12 de fevereiro de 2014

JAIRO MARQUES, A sociedade da intolerância


Forçar na fuça do outro o que se considera ideal é prerrogativa de tempos que não deixaram saudade
Na semana passada, duas deputadas federais que são cadeirantes, Mara Gabrilli (PSDB-SP) e Rosinha da Adefal (PTdoB-AL), receberam uma vaia retumbante ao conseguirem, após uma hora de atraso, embarcar em um avião em Brasília.
Os passageiros estavam possessos com aquela demora que ocasionaria transtornos diversos em suas vidas. Tudo por causa de duas políticas que, provavelmente, estavam tendo algum tipo de regalia como poderiam pensar alguns, os que puxaram a reprovação coletiva.
Não era nada disso. As duas, como qualquer pessoa com deficiência deste país, passaram maus bocados para que a empresa aérea e a Infraero conseguissem o equipamento que garante o embarque --com alguma dignidade, e não como um saco de batatas-- para quem usa cadeira de rodas ou tem movimentos restritos.
Também na semana passada, um adolescente negro e "bandidinho" foi amarrado a um poste com um cadeado fixado a sua goela para mostrar como se faz com quem é infrator e um homem foi ridicularizado nas redes sociais porque estava no aeroporto de camiseta regata e bermuda, afinal, o calor está de matar.
Adicione a esses "fatos isolados" as surras que gays têm tomado diuturnamente nas grandes cidades, os ataques como quais os de enxame de abelhas em pessoas que externam pontos de vista avessos ao padrão dito comum e as ameaças a grupos de piadistas.
Velozmente, atitudes pouco pensadas e questionadas, com consequências nada imaginadas e medidas, estão sendo postas em curso, doa a quem doer. O que importa é colocar para fora insatisfações ligeiras ou que incomodem ao ponto de gerar um beicinho, uma sensação de mal-estar.

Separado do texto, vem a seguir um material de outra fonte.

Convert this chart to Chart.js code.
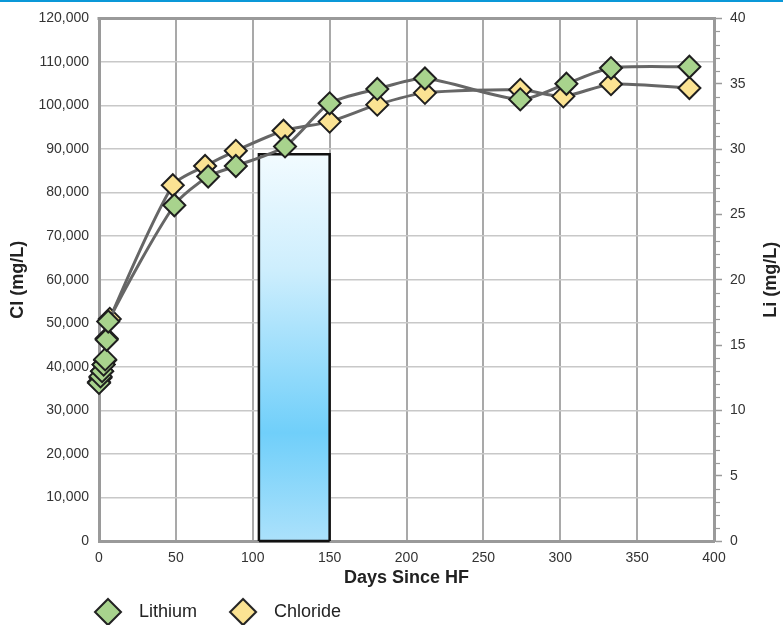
<!DOCTYPE html>
<html>
<head>
<meta charset="utf-8">
<title>Cl and Li since HF</title>
<script src="https://cdn.jsdelivr.net/npm/chart.js@4.4.1/dist/chart.umd.min.js"></script>
<style>
  html, body { margin: 0; padding: 0; background: #ffffff; }
  #wrap { position: relative; width: 783px; height: 625px; overflow: hidden; }
  #topline { position: absolute; left: 0; top: 0; width: 783px; height: 2px; background: #0a98d8; }
  canvas { display: block; }
</style>
</head>
<body>
<div id="wrap">
  <canvas id="chart" width="783" height="625"></canvas>
  <div id="topline"></div>
</div>
<script>
// Sampling days and concentrations (mg/L)
const lithiumDays  = [0, 1, 2, 3, 4, 5, 6, 49, 71, 89, 121, 150, 181, 212, 274, 304, 333, 384];
const lithiumMgL   = [12.1, 12.6, 13.0, 13.5, 13.9, 15.4, 16.8, 25.7, 27.9, 28.7, 30.2, 33.5, 34.6, 35.4, 33.8, 35.0, 36.2, 36.3];
const chlorideDays = [0, 1, 2, 3, 4, 5, 7, 48, 69, 89, 120, 150, 181, 212, 274, 302, 333, 384];
const chlorideMgL  = [36500, 37500, 39000, 40500, 41500, 46500, 51000, 81700, 86100, 89600, 94200, 96300, 100200, 102900, 103600, 102100, 104900, 104000];

// Shaded interval (days) and its height on the Cl axis
const shadedDays = [104, 150];
const shadedCl   = 88800;

// Axis ticks
const dayTicks = [0, 50, 100, 150, 200, 250, 300, 350, 400];
const clTicks  = [0, 10000, 20000, 30000, 40000, 50000, 60000, 70000, 80000, 90000, 100000, 110000, 120000];
const liTicks  = [0, 5, 10, 15, 20, 25, 30, 35, 40];

const seriesNames = ['Lithium', 'Chloride'];
const axisTitles = { x: 'Days Since HF', left: 'Cl (mg/L)', right: 'Li (mg/L)' };

const GREEN = '#a8d38d';
const YELLOW = '#fbe393';
const FONT = "'Liberation Sans', Arial, Helvetica, sans-serif";

Chart.defaults.font.family = FONT;
Chart.defaults.font.size = 14;
Chart.defaults.color = '#333333';

const toXY = (xs, ys) => xs.map((x, i) => ({ x, y: ys[i] }));

// outline of the shaded interval: left side, top, right side
const shadedOutline = [
  { x: shadedDays[0], y: 0 },
  { x: shadedDays[0], y: shadedCl },
  { x: shadedDays[1], y: shadedCl },
  { x: shadedDays[1], y: 0 }
];
// its bottom edge
const shadedBase = [
  { x: shadedDays[0], y: 0 },
  { x: shadedDays[1], y: 0 }
];

// Diamond swatch used as the legend marker
function legendDiamond(fill) {
  const c = document.createElement('canvas');
  c.width = 58; c.height = 32;
  const g = c.getContext('2d');
  const cx = 36, cy = 16, r = 13;
  g.beginPath();
  g.moveTo(cx, cy - r); g.lineTo(cx + r, cy); g.lineTo(cx, cy + r); g.lineTo(cx - r, cy);
  g.closePath();
  g.fillStyle = fill; g.fill();
  g.lineWidth = 2; g.strokeStyle = '#222222'; g.lineJoin = 'miter'; g.stroke();
  return c;
}

function setTicks(values) {
  return scale => { scale.ticks = values.map(v => ({ value: v })); };
}

const frameAndTitles = {
  id: 'frameAndTitles',
  beforeDraw(chart) {
    // legend row starts under the plot, not at the canvas edge
    if (chart.legend) {
      chart.legend.left = 62;
      chart.legend.right = chart.width;
    }
  },
  beforeDatasetsDraw(chart) {
    const { ctx, chartArea: a } = chart;
    ctx.save();
    // top edge of the plot frame
    ctx.strokeStyle = '#9a9a9a';
    ctx.lineWidth = 3;
    ctx.beginPath();
    ctx.moveTo(a.left - 1.5, a.top);
    ctx.lineTo(a.right + 1.5, a.top);
    ctx.stroke();
    // minor ticks on the Li axis
    const y1 = chart.scales.y1;
    ctx.lineWidth = 1.2;
    for (let v = y1.min; v <= y1.max; v += 1) {
      if (v % 5 === 0) continue;
      const py = Math.round(y1.getPixelForValue(v)) + 0.5;
      ctx.beginPath();
      ctx.moveTo(a.right, py);
      ctx.lineTo(a.right + 6, py);
      ctx.stroke();
    }
    ctx.restore();
  },
  afterDraw(chart) {
    const { ctx, chartArea: a } = chart;
    const cy = (a.top + a.bottom) / 2;
    ctx.save();
    ctx.font = 'bold 18px ' + FONT;
    ctx.fillStyle = '#222222';
    ctx.textAlign = 'center';
    ctx.textBaseline = 'middle';
    [[18, axisTitles.left], [771, axisTitles.right]].forEach(([x, t]) => {
      ctx.save();
      ctx.translate(x, cy);
      ctx.rotate(-Math.PI / 2);
      ctx.fillText(t, 0, 0);
      ctx.restore();
    });
    ctx.restore();
  }
};

const seriesStyle = {
  borderColor: '#666666',
  borderWidth: 3,
  pointStyle: 'rectRot',
  pointRadius: 11,
  pointHoverRadius: 11,
  pointBorderColor: '#1f1f1f',
  pointBorderWidth: 2,
  tension: 0.25,
  fill: false,
  clip: false
};

new Chart(document.getElementById('chart'), {
  type: 'line',
  data: {
    datasets: [
      Object.assign({
        label: seriesNames[0],
        data: toXY(lithiumDays, lithiumMgL),
        yAxisID: 'y1',
        order: 0,
        backgroundColor: GREEN,
        pointBackgroundColor: GREEN
      }, seriesStyle),
      Object.assign({
        label: seriesNames[1],
        data: toXY(chlorideDays, chlorideMgL),
        yAxisID: 'y',
        order: 1,
        backgroundColor: YELLOW,
        pointBackgroundColor: YELLOW
      }, seriesStyle),
      {
        label: 'shaded',
        data: shadedOutline,
        yAxisID: 'y',
        order: 10,
        tension: 0,
        pointRadius: 0,
        pointHoverRadius: 0,
        borderColor: '#111111',
        borderWidth: 2.5,
        borderJoinStyle: 'miter',
        fill: 'origin',
        backgroundColor: (context) => {
          const chart = context.chart;
          const a = chart.chartArea;
          if (!a) return 'rgba(0,0,0,0)';
          const top = chart.scales.y.getPixelForValue(shadedCl);
          const g = chart.ctx.createLinearGradient(0, top, 0, a.bottom);
          g.addColorStop(0, '#f2fbff');
          g.addColorStop(0.3, '#cdeefd');
          g.addColorStop(0.72, '#70cffa');
          g.addColorStop(1, '#abe1fb');
          return g;
        }
      },
      {
        label: 'shaded base',
        data: shadedBase,
        yAxisID: 'y',
        order: 9,
        tension: 0,
        pointRadius: 0,
        pointHoverRadius: 0,
        borderColor: '#111111',
        borderWidth: 2.5,
        fill: false,
        clip: false
      }
    ]
  },
  options: {
    responsive: false,
    animation: false,
    devicePixelRatio: 1,
    events: [],
    layout: { autoPadding: false, padding: { top: 13, left: 0, right: 0, bottom: 0 } },
    scales: {
      x: {
        type: 'linear',
        min: 0, max: 400,
        afterBuildTicks: setTicks(dayTicks),
        afterFit(scale) { scale.height = 52; },
        grid: { color: '#a9a9a9', lineWidth: 2, drawTicks: false },
        border: { display: true, color: '#9a9a9a', width: 3 },
        ticks: { padding: 9, color: '#333333', font: { size: 14 } },
        title: {
          display: true,
          text: axisTitles.x,
          color: '#222222',
          font: { size: 18, weight: 'bold' },
          padding: { top: 0, bottom: 4 }
        }
      },
      y: {
        type: 'linear',
        position: 'left',
        min: 0, max: 120000,
        afterBuildTicks: setTicks(clTicks),
        afterFit(scale) { scale.width = 99; },
        grid: { color: '#c8c8c8', lineWidth: 1.5, drawTicks: false },
        border: { display: true, color: '#9a9a9a', width: 3 },
        ticks: {
          padding: 10,
          color: '#333333',
          font: { size: 14 },
          callback: v => v.toLocaleString('en-US')
        }
      },
      y1: {
        type: 'linear',
        position: 'right',
        min: 0, max: 40,
        afterBuildTicks: setTicks(liTicks),
        afterFit(scale) { scale.width = 69; },
        grid: { drawOnChartArea: false, drawTicks: true, tickLength: 8, tickColor: '#9a9a9a', tickWidth: 1.5 },
        border: { display: true, color: '#9a9a9a', width: 3 },
        ticks: { padding: 8, color: '#333333', font: { size: 14 } }
      }
    },
    plugins: {
      tooltip: { enabled: false },
      legend: {
        display: true,
        position: 'bottom',
        align: 'start',
        maxHeight: 32,
        labels: {
          usePointStyle: true,
          pointStyleWidth: 58,
          padding: 10,
          color: '#222222',
          font: { size: 18 },
          generateLabels(chart) {
            return [0, 1].map(i => {
              const ds = chart.data.datasets[i];
              return {
                text: ds.label,
                pointStyle: legendDiamond(ds.pointBackgroundColor),
                fillStyle: ds.pointBackgroundColor,
                strokeStyle: '#222222',
                lineWidth: 2,
                hidden: false,
                datasetIndex: i,
                fontColor: '#222222'
              };
            });
          }
        }
      }
    }
  },
  plugins: [frameAndTitles]
});
</script>
</body>
</html>
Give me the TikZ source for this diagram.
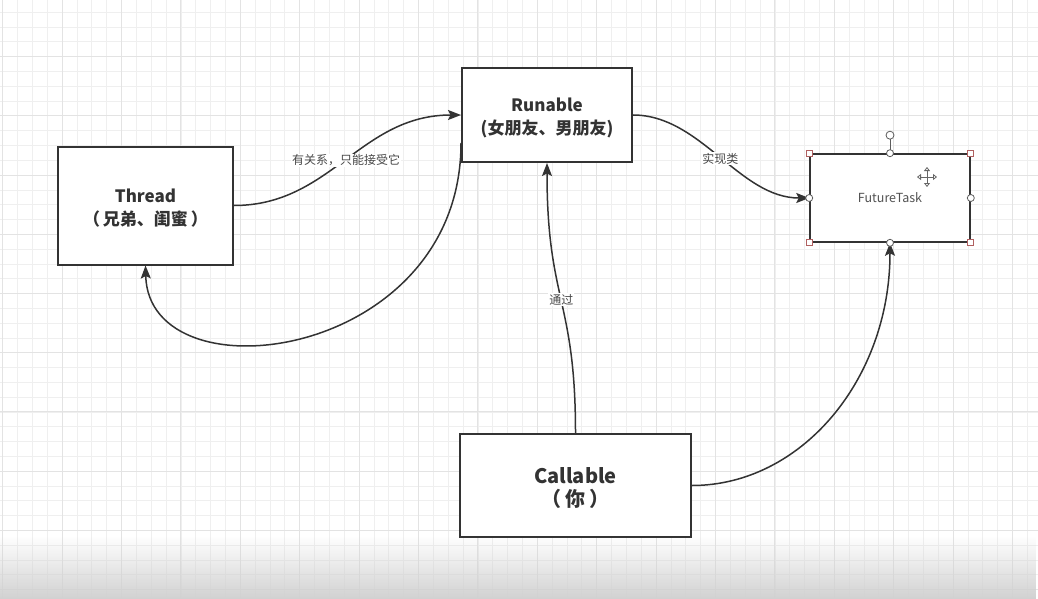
\documentclass[tikz,border=0pt]{standalone}
\usepackage{fontspec}
\setmainfont{Noto Sans CJK SC}
\usetikzlibrary{arrows.meta,calc,fadings}
\definecolor{ink}{HTML}{333333}
\definecolor{gridminor}{HTML}{EFEFEF}
\definecolor{gridmajor}{HTML}{E3E3E3}
\definecolor{handle}{HTML}{B06060}
\tikzfading[name=fadedown, top color=transparent!100, bottom color=transparent!0]
\tikzset{
  box/.style={draw=ink, line width=2pt, fill=white, inner sep=0pt},
  boxtext/.style={align=center, text=ink, inner sep=0pt, yshift=-3pt,
    font=\fontsize{17pt}{23pt}\selectfont\bfseries},
  conn/.style={draw=ink, line width=1.5pt, -{Stealth[length=13pt,width=10pt,inset=2.5pt]}},
  lbl/.style={fill=white, text=ink!90, inner sep=1pt, font=\fontsize{12pt}{14pt}\selectfont},
  sqhandle/.style={draw=handle, fill=white, line width=0.8pt, minimum size=6pt, inner sep=0pt, rectangle},
  cihandle/.style={draw=ink!80, fill=white, line width=0.8pt, minimum size=7pt, inner sep=0pt, circle}
}
\begin{document}
\begin{tikzpicture}[x=1pt,y=-1pt]
\useasboundingbox (0,0) rectangle (1038,599);
\fill[white] (0,0) rectangle (1038,599);
% grid
\foreach \i in {0,...,70} {
  \draw[gridminor, line width=0.8pt] ({2.7+\i*14.85},0) -- ({2.7+\i*14.85},599);
}
\foreach \j in {0,...,41} {
  \draw[gridminor, line width=0.8pt] (0,{-2.5+\j*14.8}) -- (1038,{-2.5+\j*14.8});
}
\foreach \i in {0,...,17} {
  \draw[gridmajor, line width=1pt] ({2.7+\i*59.4},0) -- ({2.7+\i*59.4},599);
}
\foreach \j in {0,...,10} {
  \draw[gridmajor, line width=1pt] (0,{-2.5+\j*59.2}) -- (1038,{-2.5+\j*59.2});
}

% nodes
\node[box, minimum width=175pt, minimum height=118pt,
  label={[boxtext]center:{Thread\\（\hspace{3pt}兄弟、闺蜜\hspace{3pt}）}}] (T) at (145.5,205.5) {};
\node[box, minimum width=170pt, minimum height=94pt,
  label={[boxtext]center:{Runable\\(女朋友、男朋友)}}] (R) at (547,115) {};
\node[box, minimum width=231pt, minimum height=103pt,
  label={[boxtext, font=\fontsize{20pt}{23pt}\selectfont\bfseries]center:{Callable\\（\hspace{4pt}你\hspace{4pt}）}}] (C) at (575.5,485.5) {};
\node[draw=ink, line width=1.6pt, fill=white, minimum width=160pt, minimum height=88pt, text=ink!85, font=\fontsize{12.5pt}{15pt}\selectfont, inner sep=0pt] (F) at (890,198) {FutureTask};

\coordinate (Rlow) at ($(R.south west)+(0,-20)$);

% connectors
\draw[conn] (T.east) .. controls +(97,0) and +(-101,0) .. (R.west)
  node[lbl, pos=0.5] {有关系，只能接受它};
\draw[conn] (Rlow) .. controls +(0,218) and +(3,135) .. (T.south);
\draw[conn] (R.east) .. controls +(68,0) and +(-70,0) .. (F.west)
  node[lbl, pos=0.5, yshift=-2pt] {实现类};
\draw[conn] (C.north) .. controls +(0,-134) and +(0,138) .. (R.south)
  node[lbl, pos=0.5] {通过};
\draw[conn] (C.east) .. controls +(109,0) and +(0,137) .. (F.south);

% selection handles on FutureTask
\coordinate (Frot) at ($(F.north)+(0,-18)$);
\draw[ink!80, line width=0.8pt] (F.north) -- (Frot);
\node[cihandle, minimum size=8pt] (hrot) at (Frot) {};
\foreach \a in {north west, north east, south west, south east} {
  \node[sqhandle] at (F.\a) {};
}
\foreach \a in {north, south, east, west} {
  \node[cihandle] at (F.\a) {};
}
% move cursor
\coordinate (mv) at (927,177);
\draw[ink!75, line width=0.8pt, {Triangle[open,length=4pt,width=6pt]}-{Triangle[open,length=4pt,width=6pt]}]
  ($(mv)+(-10,0)$) -- ($(mv)+(10,0)$);
\draw[ink!75, line width=0.8pt, {Triangle[open,length=4pt,width=6pt]}-{Triangle[open,length=4pt,width=6pt]}]
  ($(mv)+(0,-10)$) -- ($(mv)+(0,10)$);

% bottom fade
\fill[black!18, path fading=fadedown] (0,536) rectangle (1038,599);
\end{tikzpicture}
\end{document}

Tolerância com as diferenças e com a diversidade é valor em franco declínio. O pato a pagar com essa falta de maturidade social, que não analisa, apenas age, tende a cair no colo de quem não se alinha ao óbvio.
Sendo o óbvio os atrevidos, os que compõem minorias, os que não jogam no meu time, os que não comem no meu restaurante e os que "eu" considero incomuns diante do que "eu" acredito ser bacana.
O incômodo com o outro é do homem desde as cavernas, mas sacar as bordunas e empunhá-las na fuça alheia a troco de querer garantir o que unilateralmente se considera Justiça ou se considera ideal é prerrogativa de tempos históricos que não deixaram saudade.
Lá em casa, Cláudia e Marcos ficaram grávidos de gêmeos e estavam ansiosos para que seus pequenos trouxessem ainda mais confusão à família, que foi agregando gente de todos os tipos: japonês, mineiro, italiano, gordo, magro, "mal-acabados" e muitos cachorros.
Pois não é que Luiza nasceu branquinha, como a mãe, e Bernardo fincou os pés na África e tem a cara do pai, que é negão? Motivo de orgulho, de festa e de reflexão sobre como é bom ter próximo um carnaval de diferenças para tentar entender mais a multiplicidade de verdades em torno das pessoas.
Sair do quadrado daquilo que se acha correto, normal e dentro dos padrões expondo-se a vestir uma roupa do avesso pode ajudar a diminuir o protagonismo da intolerância e ampliar o direito do outro de ser o que quiser e de ser mais bem compreendido em suas demandas.